The glitch, it seems, was a matter of mistaken address.
Officials at the state Water Resources Department were under the impression that the county flood agency was still in an administration building at 12 Civic Center Plaza, Santa Ana. A check for the $37.6 million was cut April 16 and mailed the next day to that address.
Problem is, “that’s not where we reside” anymore, said William Zaun, county Public Facilities and Resources Department chief engineer. The county agency moved its quarters to 300 N. Flower St. in Santa Ana three years ago.
County officials have conducted a search of 12 Civic Center Plaza, but turned up nothing. They speculate their mail carrier may have simply returned the incorrectly addressed letter to its original sender, and the check is now heading back to Sacramento.
Despite its stratospheric size, county officials consider the missing check more an inconvenience than a cause for nightmares. It has not been cashed, and at most the county lost a few days of interest earnings.

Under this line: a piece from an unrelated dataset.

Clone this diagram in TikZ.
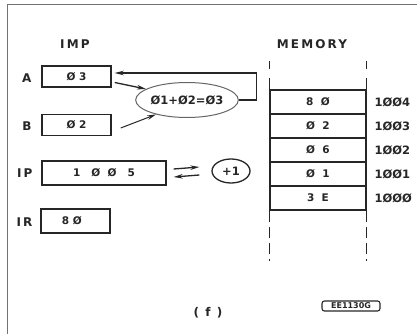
\documentclass[tikz,border=0pt]{standalone}
\usepackage{fontspec}
\setmainfont{DejaVu Sans}
\newfontfamily\spaced{DejaVu Sans}[LetterSpace=18]
\usetikzlibrary{arrows.meta,calc,shapes.geometric}
\begin{document}
\begin{tikzpicture}[x=1pt,y=-1pt,
  reg/.style={draw=black!85, line width=1.4pt, minimum width=69pt, minimum height=21pt, inner sep=0pt, font=\bfseries\fontsize{10.5}{10.5}\selectfont, text=black!85},
  cell/.style={draw=black!85, line width=1.2pt, minimum width=96pt, minimum height=24pt, inner sep=0pt, font=\bfseries\fontsize{10.5}{10.5}\selectfont, text=black!85},
  lbl/.style={font=\spaced\bfseries\fontsize{12}{12}\selectfont, text=black!85},
  addr/.style={anchor=west, font=\bfseries\fontsize{11.5}{11.5}\selectfont, text=black!85},
  arr/.style={-{Stealth[length=9pt,width=4.5pt]}, line width=1.3pt, draw=black!85},
  mline/.style={line width=1.4pt, draw=black!85}
]
\useasboundingbox (0,0) rectangle (417,334);
% frame
\draw[black!55, line width=1pt] (7,334) -- (7,5) -- (417,5);

% titles
\node[lbl] (imp) at (75,44) {IMP};
\node[lbl] (mem) at (312,44) {MEMORY};

% registers
\node[reg] (A) at (76.5,76.5) {Ø 3};
\node[lbl, anchor=east] (Al) at (35,78) {A};
\node[reg] (B) at (76.5,125) {Ø 2};
\node[lbl, anchor=east] (Bl) at (35,126) {B};
\node[reg, minimum width=124pt, minimum height=24pt] (IP) at (104,173) {1 \ \ Ø \ Ø \ \ 5};
\node[lbl, anchor=east] (IPl) at (36,173) {IP};
\node[reg, minimum height=24pt] (IR) at (75.5,221) {8 Ø \ \ };
\node[lbl, anchor=east] (IRl) at (36,222) {IR};

% ALU ellipse
\node[draw=black!60, line width=1pt, ellipse, minimum width=95pt, minimum height=35pt, inner sep=0pt,
  font=\bfseries\fontsize{11.5}{11.5}\selectfont, text=black!85] (alu) at (187,100) {Ø1+Ø2=Ø3};
% +1
\node[draw=black!85, line width=1.3pt, ellipse, minimum width=38pt, minimum height=24pt, inner sep=0pt,
  font=\bfseries\fontsize{11.5}{11.5}\selectfont, text=black!85] (inc) at (231,171) {+1};

% arrows
\draw[arr] ([xshift=3pt,yshift=-6pt]A.east) -- (alu.165);
\draw[arr, line width=1pt] ([xshift=9pt,yshift=-3pt]B.east) -- (alu.205);
\draw[arr] (alu.east) -- ++(18,0) |- ([xshift=3pt,yshift=3.5pt]A.east);
\draw[arr] ([xshift=7pt,yshift=4pt]IP.east) -- ([xshift=-12pt,yshift=4pt]inc.west);
\draw[arr] ([xshift=-12pt,yshift=-4pt]inc.west) -- ([xshift=7pt,yshift=-4pt]IP.east);

% memory
\node[cell] (m4) at (318,102) {8 \ Ø};
\node[cell] (m3) at (318,126) {Ø \ 2};
\node[cell] (m2) at (318,150) {Ø \ 6};
\node[cell] (m1) at (318,174) {Ø \ 1};
\node[cell] (m0) at (318,198) {3 \ E};
\draw[mline, dash pattern=on 11pt off 9pt] (m4.north west) -- ++(0,-28);
\draw[mline, dash pattern=on 11pt off 9pt] (m4.north east) -- ++(0,-28);
\draw[mline, dash pattern=on 11pt off 5pt] (m0.south west) -- ++(0,50);
\draw[mline, dash pattern=on 11pt off 5pt] (m0.south east) -- ++(0,50);

\node[addr] (a4) at (371,102) {1ØØ4};
\node[addr] (a3) at (371,126) {1ØØ3};
\node[addr] (a2) at (371,150) {1ØØ2};
\node[addr] (a1) at (371,174) {1ØØ1};
\node[addr] (a0) at (371,198) {1ØØØ};

% caption
\node[lbl] (cap) at (208,313) {( f )};
\node[draw=black!85, line width=1.1pt, rounded corners=2.5pt, inner sep=2pt, minimum width=58pt,
  font=\bfseries\fontsize{8}{8}\selectfont, text=black!85] (code) at (351,306) {EE1130G};
\end{tikzpicture}
\end{document}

“These kinds of things happen,” Zaun lamented. “If someone got a hold of that check, it would be difficult for them to walk into a neighborhood bank branch and say, ‘Here, cash this check for $37 million.’ ”
The delay is oddly apropos. Orange County has been waiting literally for years for the state to make good on its share of the Santa Ana River project costs. The county is only getting money now because state voters in November approved Proposition 204, a bond measure that included funding for the Santa Ana River project.
“We’ve been waiting for years for this flood control funding from the state,” said Don Gilchrist, a district aide for state Sen. John R. Lewis (R-Orange). “A couple of previous flood control bonds and various other attempts to get funding to do this went down the tubes. Now we finally have it, and the ultimate irony is the check is hung up.”